We examine where the belief that there is a formula in prompting comes from, and what a good prompt actually is.

When you tell someone learning prompts for the first time, "Don't look for formulas first—you need to understand the principles," it doesn't land well.

It's similar to when people first learn programming. "Read the official documentation" isn't wrong. But not many people read through the official documentation from start to finish before beginning. Most people search for YouTube lectures, blogs, or example code first. Official documentation is more like a reference point to return to when stuck, not the entry point for initial learning.

Prompts seem to occupy a similar position. If there's a sentence that can be used like a formula, memorizing it works. It's easier, faster, and more reliable.

Of course, there are guides and documentation for AI too. But those documents don't provide formulas like a development API does—where a specific input guarantees a specific output.

The Same Prompt Yields Different Results

A development API operates according to at least a defined specification. Input values, options, return values, and error conditions are documented relatively clearly.

Prompts are different. The same sentence produces different results depending on which model you use, how previous conversations are stacked, what materials you include, what tools you connect, and what the user wants.

A phrase like "answer like an expert" creates a useful direction in certain contexts, but without context, it only produces confident tone.
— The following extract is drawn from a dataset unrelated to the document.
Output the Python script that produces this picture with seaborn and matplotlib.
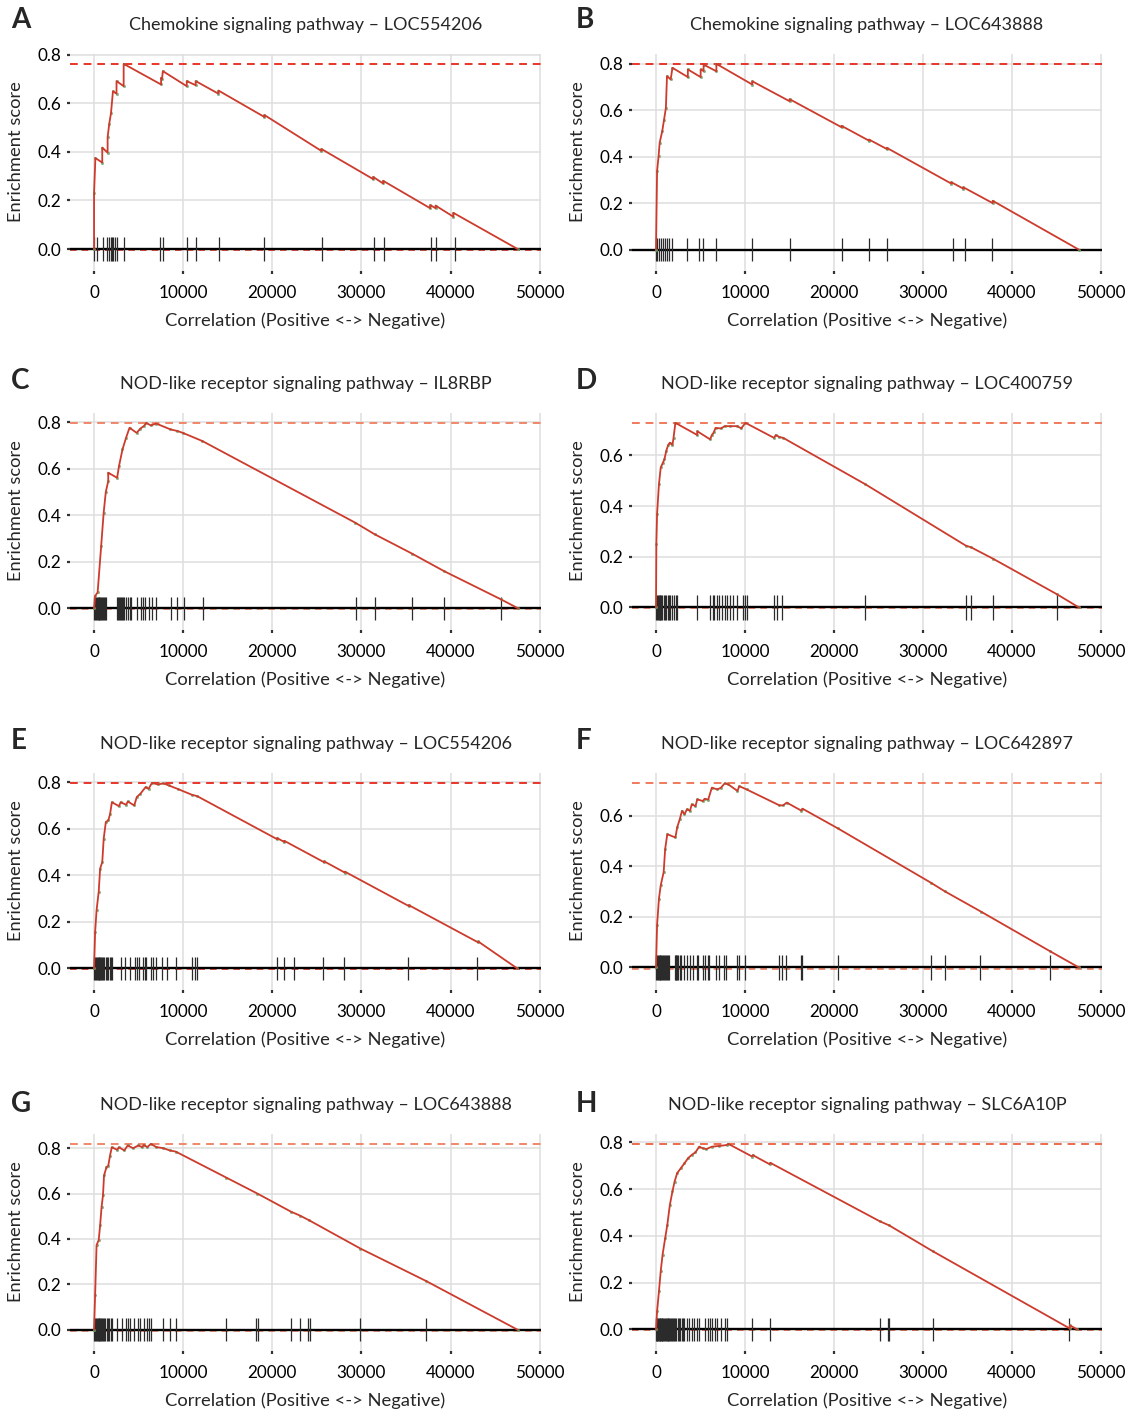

A sentence that looks like a formula also becomes merely formal when context is missing.

It's true that prompts matter. But saying that prompts are important is different from saying that prompts have formulas.

Why Do People Look for Formulas

People cling to prompts not because AI usage is too clear, but rather because it is not clear enough.

AI gives different answers to the same question. Some days it works well, other days it doesn't. Even when you recall a conversation that worked well, you don't get the same result. Faced with this uncertainty, it is a natural reaction to want to find a certain formula that says "just write this sentence."

But that reaction can lead you in the wrong direction. You need to move toward understanding what a good prompt is, rather than toward memorizing good prompt sentences.

Prompts Are Organization, Not Commands

A prompt is not a command to control AI, but rather a way of organizing the conditions I want.

Effective prompts become more valid when they include purpose, context, constraints, desired output format, and verification criteria. This is not a formula. It is the work of organizing what I want and by what standards I will judge the results.

There is no magic formula in prompting. But there are principles worth learning.

That principle is not "write this sentence and you're done." It starts with the question "What am I trying to verify right now?"

Am I looking for a good prompt? Or am I learning the standards that help me build good questions?